Temporal Graphs: Existing temporal graph data mostly focus on node/edge-level tasks; T-HSG-5M is the first large-scale dynamic graph collection for graph-level tasks.
Insight: When physical quantities in a domain can be geometrizsed into graphs (ridges, skeletons), large-scale discovery via graph learning becomes possible; conversely, structured physical data forces graph learning to confront long-simplified dimensions like "geometry + multiedges."

Rating¶

Novelty: ⭐⭐⭐⭐⭐ First large-scale spatial multigraph benchmark + first large-scale graph-level dynamic graph set + new algebra-to-graph perspective, filling a genuine gap between condensed matter physics and graph learning.

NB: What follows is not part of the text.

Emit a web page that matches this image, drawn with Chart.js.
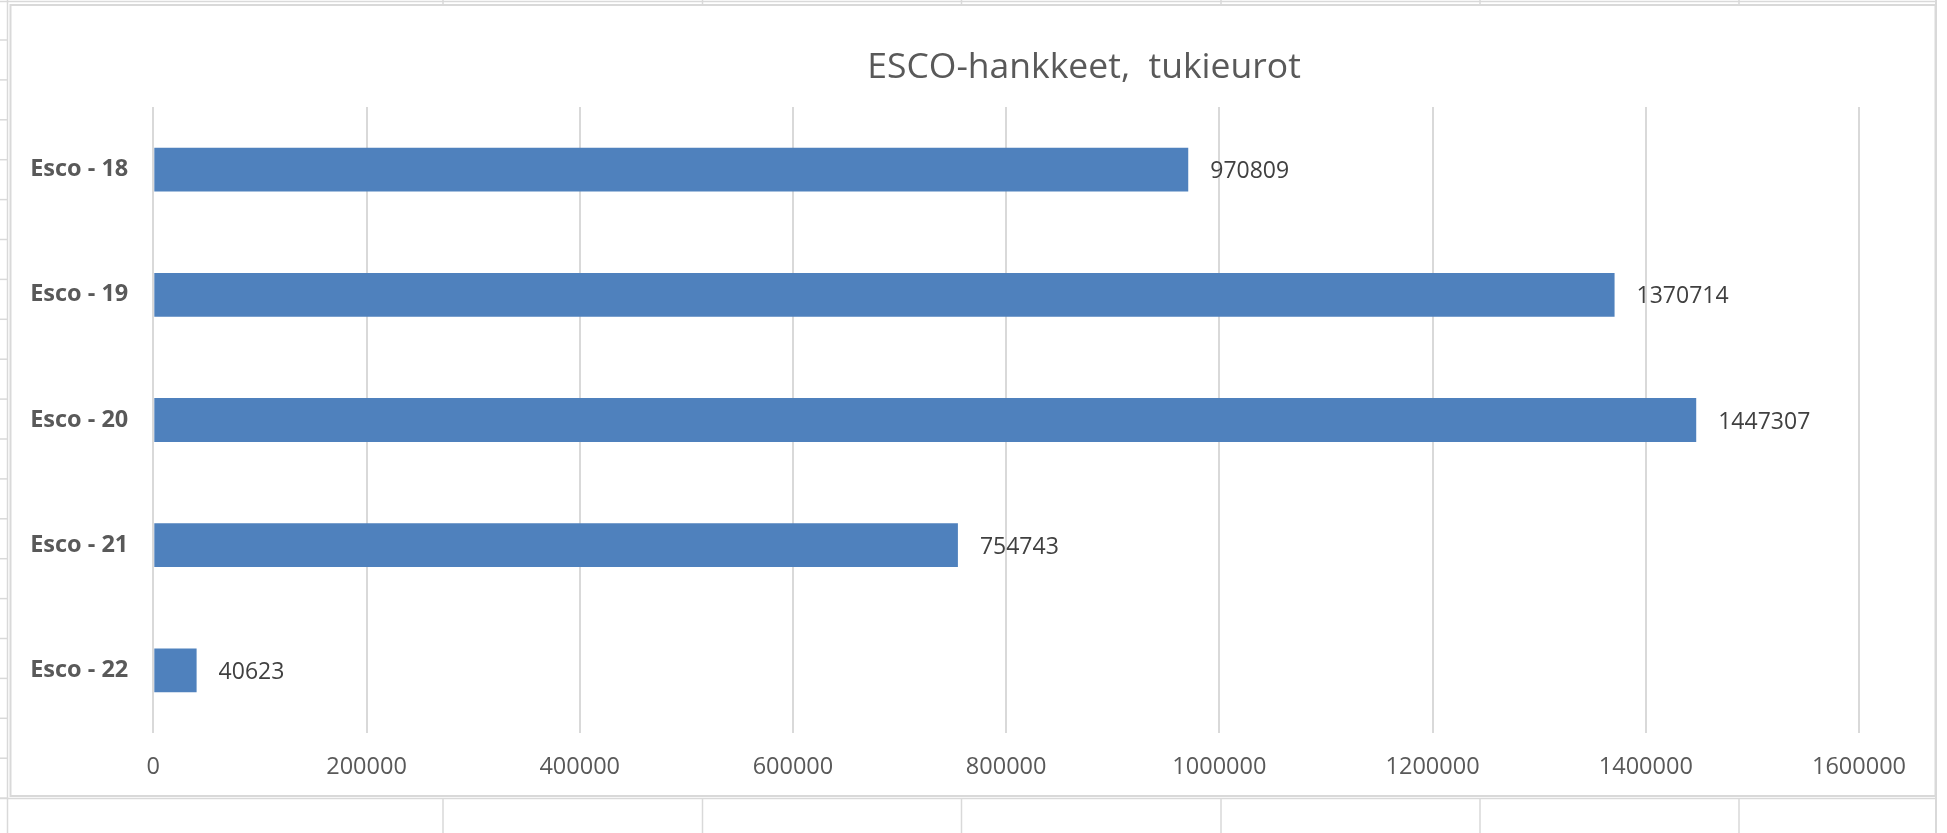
<!DOCTYPE html>
<html><head><meta charset="utf-8">
<script src="https://cdn.jsdelivr.net/npm/chart.js@4.4.1/dist/chart.umd.min.js"></script>
<style>
html,body{margin:0;padding:0;background:#fff;width:1947px;height:833px;overflow:hidden}
#bg{position:absolute;left:0;top:0}
#c{position:absolute;left:0;top:0}
</style></head><body>
<svg id="bg" width="1947" height="833" xmlns="http://www.w3.org/2000/svg"></svg>
<canvas id="c" width="1947" height="833"></canvas>
<script>
const categories = ['Esco - 18', 'Esco - 19', 'Esco - 20', 'Esco - 21', 'Esco - 22'];
const values = [970809, 1370714, 1447307, 754743, 40623];
const tickLabels = ['0', '200000', '400000', '600000', '800000', '1000000', '1200000', '1400000', '1600000'];
const chartTitle = 'ESCO-hankkeet,  tukieurot';

// spreadsheet background (decoration)
(function(){
  const svg = document.getElementById('bg');
  const ns = 'http://www.w3.org/2000/svg';
  const line = (x1,y1,x2,y2,w) => {
    const l = document.createElementNS(ns,'line');
    l.setAttribute('x1',x1);l.setAttribute('y1',y1);l.setAttribute('x2',x2);l.setAttribute('y2',y2);
    l.setAttribute('stroke','#d9d9d9');l.setAttribute('stroke-width',w||1.5);
    svg.appendChild(l);
  };
  line(0,1.5,1937,1.5);
  line(7.5,0,7.5,833);
  for(let k=0;k<20;k++){ const y=40+39.9*k; line(0,y,8,y); }
  line(0,798.5,1937,798.5);
  [443,702.5,961.5,1221,1480,1739].forEach(x=>{ line(x,798,x,833); line(x,0,x,5); });
  line(1936,0,1936,833,2);
  const r = document.createElementNS(ns,'rect');
  r.setAttribute('x',10.5);r.setAttribute('y',5);r.setAttribute('width',1925);r.setAttribute('height',791);
  r.setAttribute('fill','#fff');r.setAttribute('stroke','#d9d9d9');r.setAttribute('stroke-width',2);
  svg.appendChild(r);
})();

const valueLabels = {
  id: 'valueLabels',
  afterDatasetsDraw(chart) {
    const ctx = chart.ctx;
    const meta = chart.getDatasetMeta(0);
    ctx.save();
    ctx.font = '23px "Open Sans"';
    ctx.fillStyle = '#404040';
    ctx.textAlign = 'left';
    ctx.textBaseline = 'middle';
    meta.data.forEach((bar, i) => {
      ctx.fillText(String(values[i]), bar.x + 22, bar.y + 2);
    });
    ctx.restore();
  }
};

const excelTitle = {
  id: 'excelTitle',
  afterDraw(chart) {
    const ctx = chart.ctx;
    ctx.save();
    ctx.font = '35.5px "Open Sans"';
    ctx.fillStyle = '#595959';
    ctx.textAlign = 'center';
    ctx.textBaseline = 'alphabetic';
    ctx.fillText(chartTitle, 1084, 78);
    ctx.restore();
  }
};

new Chart(document.getElementById('c'), {
  type: 'bar',
  data: {
    labels: categories,
    datasets: [{
      data: values,
      backgroundColor: '#4f81bd',
      borderWidth: 0,
      barPercentage: 0.35,
      categoryPercentage: 1.0
    }]
  },
  plugins: [valueLabels, excelTitle],
  options: {
    indexAxis: 'y',
    responsive: false,
    animation: false,
    devicePixelRatio: 1,
    layout: { padding: { top: 107, left: 0, right: 88, bottom: 0 } },
    plugins: {
      legend: { display: false },
      tooltip: { enabled: false },
      title: { display: false }
    },
    scales: {
      x: {
        min: 0,
        max: 1600000,
        border: { display: false },
        grid: { color: '#d9d9d9', lineWidth: 2, drawTicks: false },
        ticks: {
          stepSize: 200000,
          padding: 20,
          color: '#595959',
          font: { family: 'Open Sans', size: 23.5 },
          callback: (v, i) => tickLabels[i]
        },
        afterFit: s => { s.height = 100; }
      },
      y: {
        border: { display: false },
        grid: { display: false, drawTicks: false },
        ticks: {
          padding: 25,
          color: '#595959',
          font: { family: 'Open Sans', size: 23.5, weight: 'bold' }
        },
        afterFit: s => { s.width = 153.3; }
      }
    }
  }
});
</script>
</body></html>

Experimental Thoroughness: ⭐⭐⭐⭐ 8 mainstream GNNs \(\times\) 5 scale variants with multiple metrics + memory/throughput analysis. Strong conclusions (edge attribute importance, high Top-k, reasonable difficulty gradients); however, lacks new methods specifically for spatial multiedges, as the benchmark primarily "exposes problems."
Writing Quality: ⭐⭐⭐⭐ Explains both physics and ML contexts clearly. Figures 1 and 2 are intuitive. Pipeline and sampling schemes are well-documented; however, some formulas and appendices are heavy.
Value: ⭐⭐⭐⭐⭐ Open-sourced tools (MIT) + data (CC BY 4.0). Serves both inverse material design and provides a long-term benchmark for geometry-aware graph learning with significant potential impact.